Last Saturday, Liverpool hosted QPR in the English Premier League and managed to secure a 2-1 victory after a tense contest. The next day, the league championship was decided with a few games to spare when Chelsea beat Crystal Palace 1-0.
Back in April 1990, the same thing happened, except on the same day and in the same fixture, and, indeed, with the same scoreline.
Liverpool were in a tight race with Aston Villa for the old First Division title. The Reds were just ahead of the West Midlands club, holding onto a two point lead in the table with a game in hand. If Liverpool could win their game against QPR, and if Villa dropped points in their home fixture against Norwich City, LFC would claim their 18th league championship.
The home side were wary heading into the game. Liverpool knew the title was within their grasp, yet this was no different than last season when the club conceded the league in spectacular fashion in a 0-2 home loss to Arsenal. Moreover, QPR has already beaten Liverpool at home in Loftus Road. Needless to say, Liverpool manager Kenny Dalglish and his team were taking nothing for granted.
Things got off to a rocky start for the Reds when QPR took the lead in the 14th minute thanks to a header from Roy Wegerle. The Hoops continued to exert pressure through the first half, nearly scoring a second goal but for the crossbar. Despite their attempt to control the game, the power of Ian Rush’s mustache was too much for them, and the Welshman equalized from a tight angle in the 40th minute.

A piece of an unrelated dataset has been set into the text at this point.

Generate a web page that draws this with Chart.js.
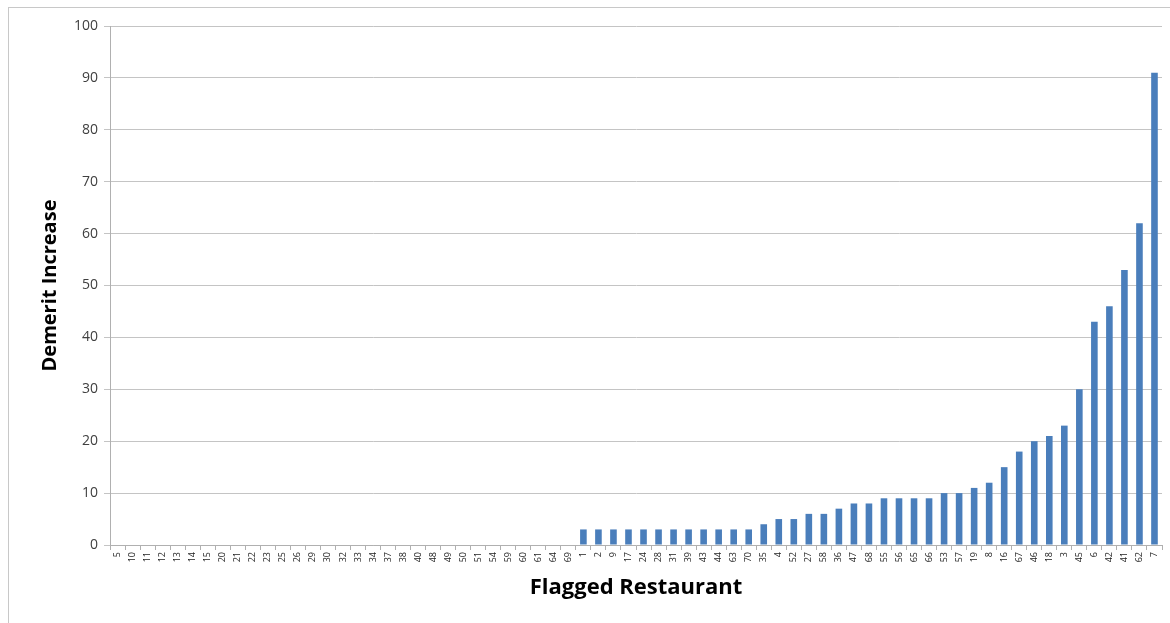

The decisive moment came in the 65th minute when Steve Nicol was brought down inches inside the penalty area. John Barnes stepped up to the spot and converted it with purpose, making it 2-1 to Liverpool with the clock winding down.
Meanwhile, fans in the ground were hearing through that old standby end-of-football-season technology—transistor radios—that Aston Villa were drawn level with Norwich 3-3. If both scorelines held, Liverpool would take the title.
Liverpool did their bit—the final whistle blew at Anfield with the score 2-1. Players and fans however milled about in the stands waiting for the final word on Villa-Norwich match. Finally, word spread that Villa had drawn 3-3, meaning that Liverpool were Champions of England for the 18th time.
They haven’t won the league title since. Instead, this weekend Liverpool travel to Stamford Bridge to play the newly-crowned champions Chelsea, where they plan to give the new title holders a guard of honor, even though José Mourinho would prefer they not;. Neither, perhaps, would some Liverpool fans, some not old enough to remember their last league triumph twenty-five years ago.